Everything I know about writing I learned from Mrs. Eilola

One of our editors is teaching a beginning reporting class over at the U, and he asked me if I'd speak to his class about the basics of good writing. I talk to college classes fairly regularly, but this isn't a talk I've given before, and I said I'd have to think about what I might say.
I started ticking off, in my head, some of the basic but important elements, and it immediately became clear that all of my points were things I had learned in my high school English class with Mrs. Eilola.
Mrs. Eilola. Best teacher I ever had. Her class was harder than the Advanced Placement English class I took, for which I earned college credit. I can't remember the name of the class, and I can't remember if I was a junior or a senior when I took it, but I will never forget her, or the things she taught me.
Her class made you work. She made you think. She piled on the assignments. She was legendary. I remember other students--smart nerdy ones like me--talking about her with a shiver of fear and dread and excitement. She makes you write essays every week, and then a term paper!
It was my first-ever term paper.
I remember her on the first day of class. She was a tiny, dark-haired woman, slender and sort of pixie-like. She stood in front of us and talked in a cheerful and friendly way and then suddenly stopped and said, "No." And right before our eyes, her personality changed. She grew fierce. It was such an abrupt change--from chattering pixie to authoritarian--that some of us giggled nervously, thinking it a joke, and she shot us such a ferocious look that we nearly melted in our chairs.
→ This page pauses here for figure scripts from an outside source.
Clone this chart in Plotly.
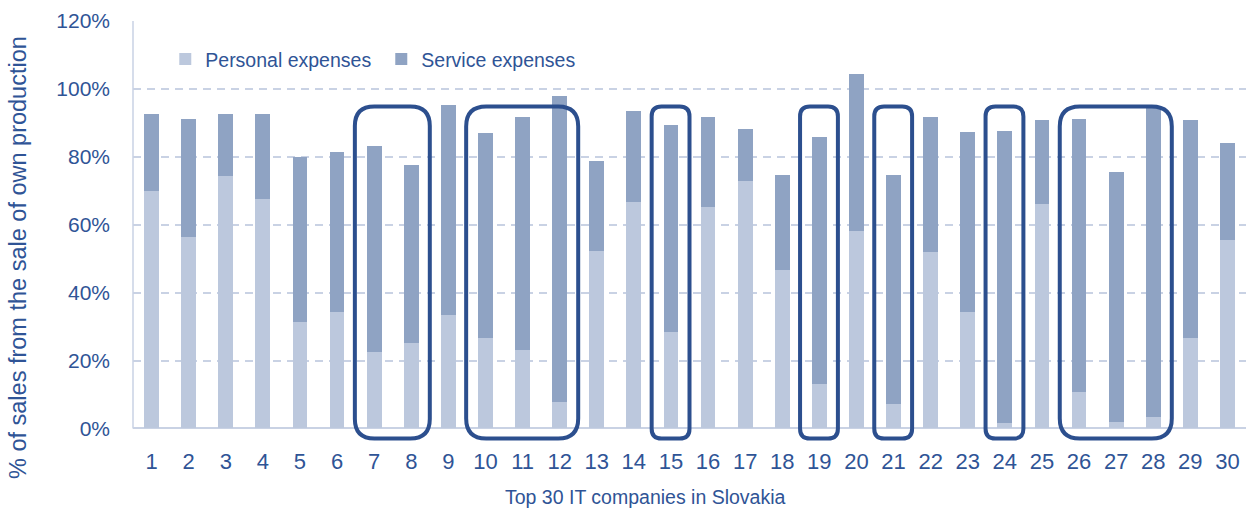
import plotly.graph_objects as go

companies = [str(i) for i in range(1, 31)]
personal = [70.0, 56.4, 74.3, 67.5, 31.3, 34.2, 22.4, 25.2, 33.5, 26.5,
            23.2, 7.8, 52.2, 66.8, 28.5, 65.3, 72.9, 46.8, 13.2, 58.2,
            7.1, 52.0, 34.2, 1.6, 66.1, 10.7, 1.9, 3.5, 26.5, 55.5]
service = [22.6, 34.8, 18.3, 25.1, 48.7, 47.1, 60.8, 52.5, 61.9, 60.4,
           68.5, 90.2, 26.5, 26.8, 61.0, 26.4, 15.4, 27.9, 72.7, 46.1,
           67.5, 39.8, 53.2, 86.0, 24.8, 80.5, 73.5, 91.0, 64.2, 28.7]
y_ticks = [0, 20, 40, 60, 80, 100, 120]
y_tick_text = ["0%", "20%", "40%", "60%", "80%", "100%", "120%"]
highlight_groups = [(7, 8), (10, 12), (15, 15), (19, 19), (21, 21), (24, 24), (26, 28)]

W, H = 1246, 511
ML, MR, MT, MB = 133, 0, 21, 69
Y_MIN, Y_MAX = -4, 120
X_MIN, X_MAX = 0.5, 30.5

TEXT = "#2F5496"
LIGHT = "#BCC8DD"
DARK = "#8FA3C3"
BOX = "#2C4F8E"
GRID = "#C9D2E4"

fig = go.Figure()
fig.add_trace(go.Bar(x=list(range(1, 31)), y=personal, name="Personal expenses",
                     marker=dict(color=LIGHT, line=dict(width=0)), width=0.4))
fig.add_trace(go.Bar(x=list(range(1, 31)), y=service, name="Service expenses",
                     marker=dict(color=DARK, line=dict(width=0)), width=0.4))

# rounded highlight boxes
pxx = (W - ML - MR) / (X_MAX - X_MIN)
pxy = (H - MT - MB) / (Y_MAX - Y_MIN)
shapes = []
for a, b in highlight_groups:
    x0, x1 = a - 0.52, b + 0.5
    y0, y1 = -3.0, 94.8
    r = min(20, (x1 - x0) * pxx * 0.26)
    rx, ry = r / pxx, r / pxy
    path = (f"M{x0+rx},{y1} L{x1-rx},{y1} Q{x1},{y1} {x1},{y1-ry} "
            f"L{x1},{y0+ry} Q{x1},{y0} {x1-rx},{y0} L{x0+rx},{y0} "
            f"Q{x0},{y0} {x0},{y0+ry} L{x0},{y1-ry} Q{x0},{y1} {x0+rx},{y1} Z")
    shapes.append(dict(type="path", path=path, xref="x", yref="y",
                       line=dict(color=BOX, width=4), fillcolor="rgba(0,0,0,0)",
                       layer="above"))
# left axis line from 0 to 120
shapes.append(dict(type="line", xref="paper", yref="y", x0=0, x1=0, y0=0, y1=120,
                   line=dict(color=GRID, width=1.5), layer="below"))

plot_w = W - ML - MR
plot_h = H - MT - MB

fig.update_layout(
    width=W, height=H,
    margin=dict(l=ML, r=MR, t=MT, b=MB),
    barmode="stack",
    plot_bgcolor="white", paper_bgcolor="white",
    font=dict(family="Liberation Sans, Arial, sans-serif", color=TEXT),
    shapes=shapes,
    legend=dict(orientation="h", x=0.029, y=0.955, xanchor="left", yanchor="top",
                font=dict(size=19.5, color=TEXT), bgcolor="rgba(0,0,0,0)",
                entrywidth=171, entrywidthmode="pixels", traceorder="normal"),
    xaxis=dict(range=[X_MIN, X_MAX], tickmode="array", tickvals=list(range(1, 31)),
               ticktext=companies, showgrid=False, showline=False, zeroline=False,
               tickfont=dict(size=22, color=TEXT), ticks="", ticklabelstandoff=4),
    yaxis=dict(range=[Y_MIN, Y_MAX], tickmode="array", tickvals=y_ticks,
               ticktext=y_tick_text, showgrid=True, gridcolor=GRID, gridwidth=2,
               griddash="8px,6px", zeroline=True, zerolinecolor=GRID, zerolinewidth=1.5,
               showline=False, tickfont=dict(size=21, color=TEXT), ticks="",
               ticklabelstandoff=22),
    annotations=[
        dict(text="Top 30 IT companies in Slovakia", xref="paper", yref="paper",
             x=(645 - ML) / plot_w, y=-(497 - (H - MB)) / plot_h,
             xanchor="center", yanchor="middle", showarrow=False,
             font=dict(size=19.5, color=TEXT)),
        dict(text="% of sales from the sale of own production", xref="paper", yref="paper",
             x=(18 - ML) / plot_w, y=1 - (258 - MT) / plot_h, textangle=-90,
             xanchor="center", yanchor="middle", showarrow=False,
             font=dict(size=23.5, color=TEXT)),
    ],
)
fig.write_html("out.html")
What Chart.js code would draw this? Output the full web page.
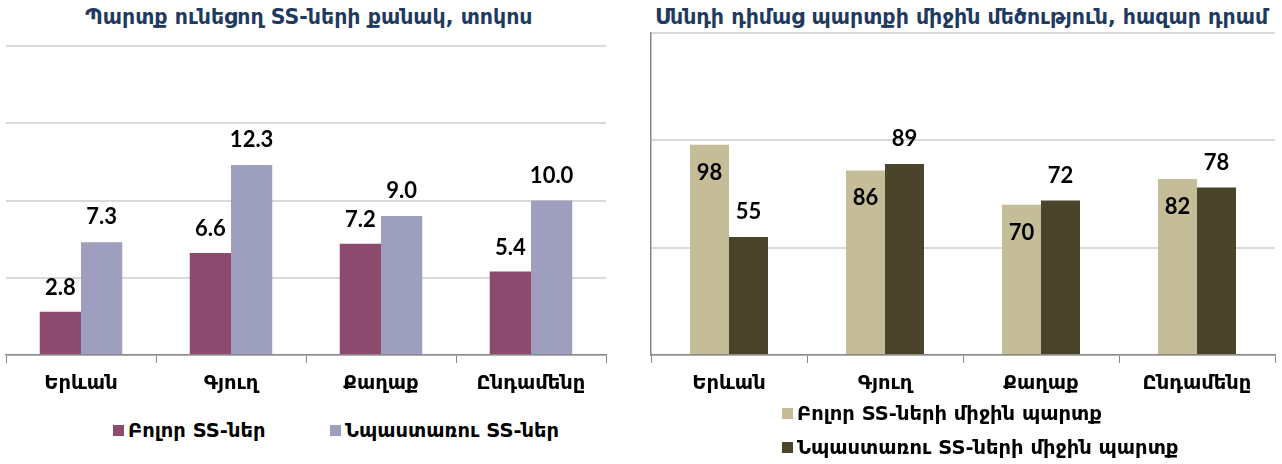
<!DOCTYPE html>
<html>
<head>
<meta charset="utf-8">
<script src="https://cdn.jsdelivr.net/npm/chart.js@4.4.1/dist/chart.umd.min.js"></script>
<style>
  body { margin: 0; background: #fff; width: 1282px; height: 464px; position: relative; overflow: hidden;
         font-family: "DejaVu Sans", sans-serif; }
  .title { position: absolute; top: 5px; font-weight: bold; font-size: 20.5px; color: #1f3a60; white-space: nowrap; }
  .box { position: absolute; }
  .legend { position: absolute; font-weight: bold; font-size: 19.5px; color: #000; white-space: nowrap; }
  .legend span.sq { display: inline-block; width: 11px; height: 11px; margin-right: 4px; vertical-align: 1px; }
</style>
</head>
<body>

<div class="title" style="left:85px;">Պարտք ունեցող SS-ների քանակ, տոկոս</div>
<div class="title" style="left:655px;">Սննդի դիմաց պարտքի միջին մեծություն, հազար դրամ</div>

<div class="box" style="left:0;top:0;width:620px;height:410px;"><canvas id="c1"></canvas></div>
<div class="box" style="left:640px;top:0;width:642px;height:410px;"><canvas id="c2"></canvas></div>

<div class="legend" style="left:113px;top:419px;"><span class="sq" style="background:#8b4a6e"></span>Բոլոր SS-ներ</div>
<div class="legend" style="left:330px;top:419px;"><span class="sq" style="background:#9e9ebe"></span>Նպաստառու SS-ներ</div>
<div class="legend" style="left:782px;top:402px;"><span class="sq" style="background:#c4bd97"></span>Բոլոր SS-ների միջին պարտք</div>
<div class="legend" style="left:782px;top:436px;"><span class="sq" style="background:#4a452a"></span>Նպաստառու SS-ների միջին պարտք</div>

<script>
// categories
const places = ['Երևան', 'Գյուղ', 'Քաղաք', 'Ընդամենը'];

// left chart: share of households with debt, %
const shareAll = [2.8, 6.6, 7.2, 5.4];
const shareBenef = [7.3, 12.3, 9.0, 10.0];

// right chart: average food debt, thousand AMD
const debtAll = [98, 86, 70, 82];
const debtBenef = [55, 89, 72, 78];

const labelFont = 'bold 22px Lato, "Open Sans", sans-serif';
const axisFont = { family: '"DejaVu Sans", sans-serif', size: 19.5, weight: 'bold' };

// draws value labels next to each bar
const valueLabels = {
    id: 'valueLabels',
    afterDatasetsDraw(chart, args, opts) {
        const ctx = chart.ctx;
        ctx.save();
        ctx.font = labelFont;
        ctx.fillStyle = '#000';
        ctx.textAlign = 'center';
        ctx.textBaseline = 'middle';
        chart.data.datasets.forEach((ds, i) => {
            const meta = chart.getDatasetMeta(i);
            const off = opts.offsets[i];
            meta.data.forEach((bar, j) => {
                const v = ds.data[j];
                const txt = opts.decimals ? v.toFixed(1) : String(v);
                ctx.fillText(txt, bar.x, bar.y + off);
            });
        });
        ctx.restore();
    }
};

function makeChart(id, sets, yMax, step, pad, catPct, offsets, decimals, showYBorder) {
    return new Chart(document.getElementById(id), {
        type: 'bar',
        data: {
            labels: places,
            datasets: sets.map(s => ({
                label: s.label,
                data: s.data,
                backgroundColor: s.color,
                borderWidth: 0,
                barPercentage: 1,
                categoryPercentage: catPct
            }))
        },
        options: {
            responsive: true,
            maintainAspectRatio: false,
            animation: false,
            layout: { padding: pad },
            plugins: {
                legend: { display: false },
                tooltip: { enabled: false },
                valueLabels: { offsets: offsets, decimals: decimals }
            },
            scales: {
                x: {
                    grid: { offset: true, drawOnChartArea: false, drawTicks: true, tickLength: 8, color: '#888888' },
                    border: { display: true, color: '#888888', width: 1.5 },
                    ticks: { color: '#000', font: axisFont, padding: 9 },
                    afterFit(scale) { scale.height = 55; }
                },
                y: {
                    min: 0,
                    max: yMax,
                    ticks: { display: false, stepSize: step },
                    grid: { color: '#d9d9d9', lineWidth: 2, drawTicks: false },
                    border: { display: showYBorder, color: '#888888', width: 1.5 },
                    afterFit(scale) { scale.width = 0; }
                }
            }
        },
        plugins: [valueLabels]
    });
}

makeChart('c1', [
    { label: 'Բոլոր SS-ներ', data: shareAll, color: '#8b4a6e' },
    { label: 'Նպաստառու SS-ներ', data: shareBenef, color: '#9e9ebe' }
], 20, 5, { left: 6, right: 14, top: 46, bottom: 0 }, 0.55, [-24, -25], true, false);

makeChart('c2', [
    { label: 'Բոլոր SS-ների միջին պարտք', data: debtAll, color: '#c4bd97' },
    { label: 'Նպաստառու SS-ների միջին պարտք', data: debtBenef, color: '#4a452a' }
], 150, 50, { left: 11, right: 7, top: 33, bottom: 0 }, 0.5, [28, -25], false, true);
</script>
</body>
</html>
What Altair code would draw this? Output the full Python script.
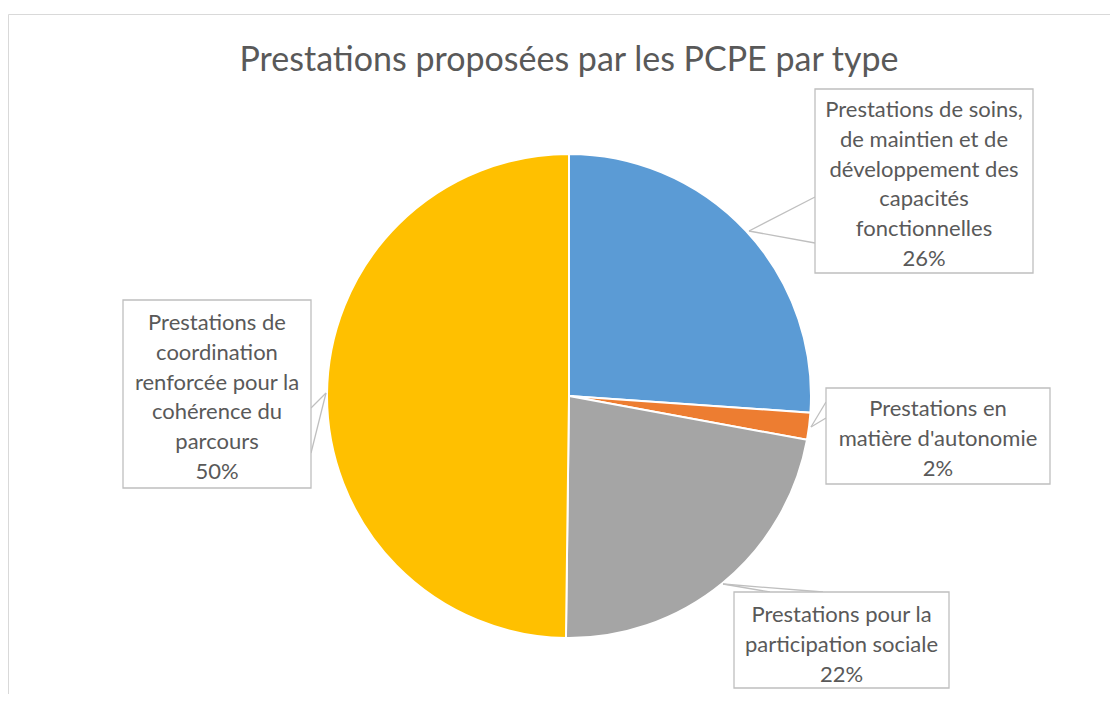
import altair as alt
import pandas as pd

# ---- data ----
categories = [
    "Prestations de soins,\nde maintien et de\ndéveloppement des\ncapacités\nfonctionnelles",
    "Prestations en\nmatière d'autonomie",
    "Prestations pour la\nparticipation sociale",
    "Prestations de\ncoordination\nrenforcée pour la\ncohérence du\nparcours",
]
values = [26.1, 1.8, 22.3, 49.8]
colors = ["#5B9BD5", "#ED7D31", "#A5A5A5", "#FFC000"]
title_text = "Prestations proposées par les PCPE par type"

# ---- layout (page pixels) ----
OFF = 8
W, H = 1118 - 2 * OFF, 702 - 2 * OFF
pie_cx, pie_cy, pie_r = 569, 396, 242
box_x0 = [815, 826, 734, 123]
box_x1 = [1033, 1050, 949, 311]
box_y0 = [89, 388, 592, 300]
box_y1 = [273, 484, 688, 488]
first_baseline = [117, 416, 622, 330]
LINE_H = 29.8
# pointer lines: tip -> two base points on box edge
ptr_tip = [(749, 231), (811, 427), (723, 584), (326, 393)]
ptr_a = [(815, 197), (826, 402), (770, 592), (311, 408)]
ptr_b = [(815, 243), (826, 418), (823, 592), (311, 453)]

total = sum(values)
pct = [f"{round(v / total * 100):d}%" for v in values]

pie_df = pd.DataFrame({"category": categories, "value": values, "order": list(range(len(values)))})

boxes = pd.DataFrame({
    "x0": [v - OFF for v in box_x0], "x1": [v - OFF for v in box_x1],
    "y0": [v - OFF for v in box_y0], "y1": [v - OFF for v in box_y1],
    "xc": [(a + b) / 2 - OFF for a, b in zip(box_x0, box_x1)],
    "yt": [v - OFF for v in first_baseline],
    "label": [c + "\n" + p for c, p in zip(categories, pct)],
})

ptr_rows = []
for t, a, b in zip(ptr_tip, ptr_a, ptr_b):
    for p in (a, b):
        ptr_rows.append({"x": t[0] - OFF, "y": t[1] - OFF, "x2": p[0] - OFF, "y2": p[1] - OFF})
ptrs = pd.DataFrame(ptr_rows)

frame = pd.DataFrame({
    "x": [0.5, 0.5], "y": [14 - OFF + 0.5, 14 - OFF + 0.5],
    "x2": [W, 0.5], "y2": [14 - OFF + 0.5, H],
})

FONT = "Lato"
TEXT_COLOR = "#595959"

frame_layer = alt.Chart(frame).mark_rule(color="#d9d9d9", strokeWidth=1).encode(
    x=alt.X("x:Q", scale=None), y=alt.Y("y:Q", scale=None),
    x2="x2:Q", y2="y2:Q",
)

pie = alt.Chart(pie_df).mark_arc(outerRadius=pie_r, stroke="white", strokeWidth=2).encode(
    theta=alt.Theta("value:Q", stack=True),
    color=alt.Color("category:N", scale=alt.Scale(domain=categories, range=colors), legend=None),
    order=alt.Order("order:Q"),
    x=alt.value(pie_cx - OFF),
    y=alt.value(pie_cy - OFF),
)

ptr_layer = alt.Chart(ptrs).mark_rule(color="#bfbfbf", strokeWidth=1.3).encode(
    x=alt.X("x:Q", scale=None), y=alt.Y("y:Q", scale=None),
    x2="x2:Q", y2="y2:Q",
)

box_layer = alt.Chart(boxes).mark_rect(fill="white", stroke="#bfbfbf", strokeWidth=1.3).encode(
    x=alt.X("x0:Q", scale=None), x2="x1:Q",
    y=alt.Y("y0:Q", scale=None), y2="y1:Q",
)

text_layer = alt.Chart(boxes).mark_text(
    font=FONT, fontSize=22, color=TEXT_COLOR, lineBreak="\n", lineHeight=LINE_H,
    align="center", baseline="alphabetic",
).encode(
    x=alt.X("xc:Q", scale=None), y=alt.Y("yt:Q", scale=None), text="label:N",
)

title_layer = alt.Chart(pd.DataFrame({"t": [title_text]})).mark_text(
    font=FONT, fontSize=34, color=TEXT_COLOR, align="center", baseline="alphabetic",
).encode(
    x=alt.value(569 - OFF), y=alt.value(71 - OFF), text="t:N",
)

chart = alt.layer(frame_layer, pie, ptr_layer, box_layer, text_layer, title_layer).properties(
    width=W, height=H, padding=0, autosize=alt.AutoSizeParams(type="none"),
).configure_view(stroke=None)

chart.save("out.html", embed_options={"renderer": "svg", "actions": False})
But she had done this deliberately, to show us that she may be small and cute, but she was not a pushover. If we behaved, she'd be friendly. If we did not ... well ... watch out.
She set down the rules. Nobody can come to class late. Everyone must do all of the assignments. No talking in class. We have a lot of work to do, and we cannot afford to waste time.
We all gulped, and we all obeyed.
The essays were fun. She taught us structure. Topic sentences for each paragraph, a thesis sentence for the whole thing. An introduction. A conclusion. Transition hooks, which linked the sections. I had never written in such an organized and deliberate way before. Sure, the essays all read a bit stilted, but we were learning. Much as I loved to write, up until her class everything I had written was by intuition and imitation. I had never considered structure before.
There was more. For one thing, she banned the word "there."
If we did use "there," we had to circle it in red ink and make a mark in the margin, so that she knew we were using the word deliberately and not thoughtlessly.
She taught us passive voice, and when to use it (rarely) and when to avoid it (most of the time) and why (weak; it conceals the person acting). If we used passive voice, we had to mark it in red and write P.V. in the margin.
She taught us parallel structure, a thing of beauty. When we used it, we had to underline it and make this mark: // (two parallel lines) in the margin.
We studied vocabulary. We studied punctuation. We wrote the dreaded term paper, and it was fun.
The title of this post is not entirely true; it is not entirely true that she taught me everything I know now about writing. I've had many other wonderful teachers since then--Dr. Glick; and my own father; and Susan Ager; and Mark Kramer; and Time and Experience. But she was the first person to teach me strict fundamentals, to show me that good writing is conscious, not accidental, and that every phrase, every word, every mark that ends up on paper should be made deliberately.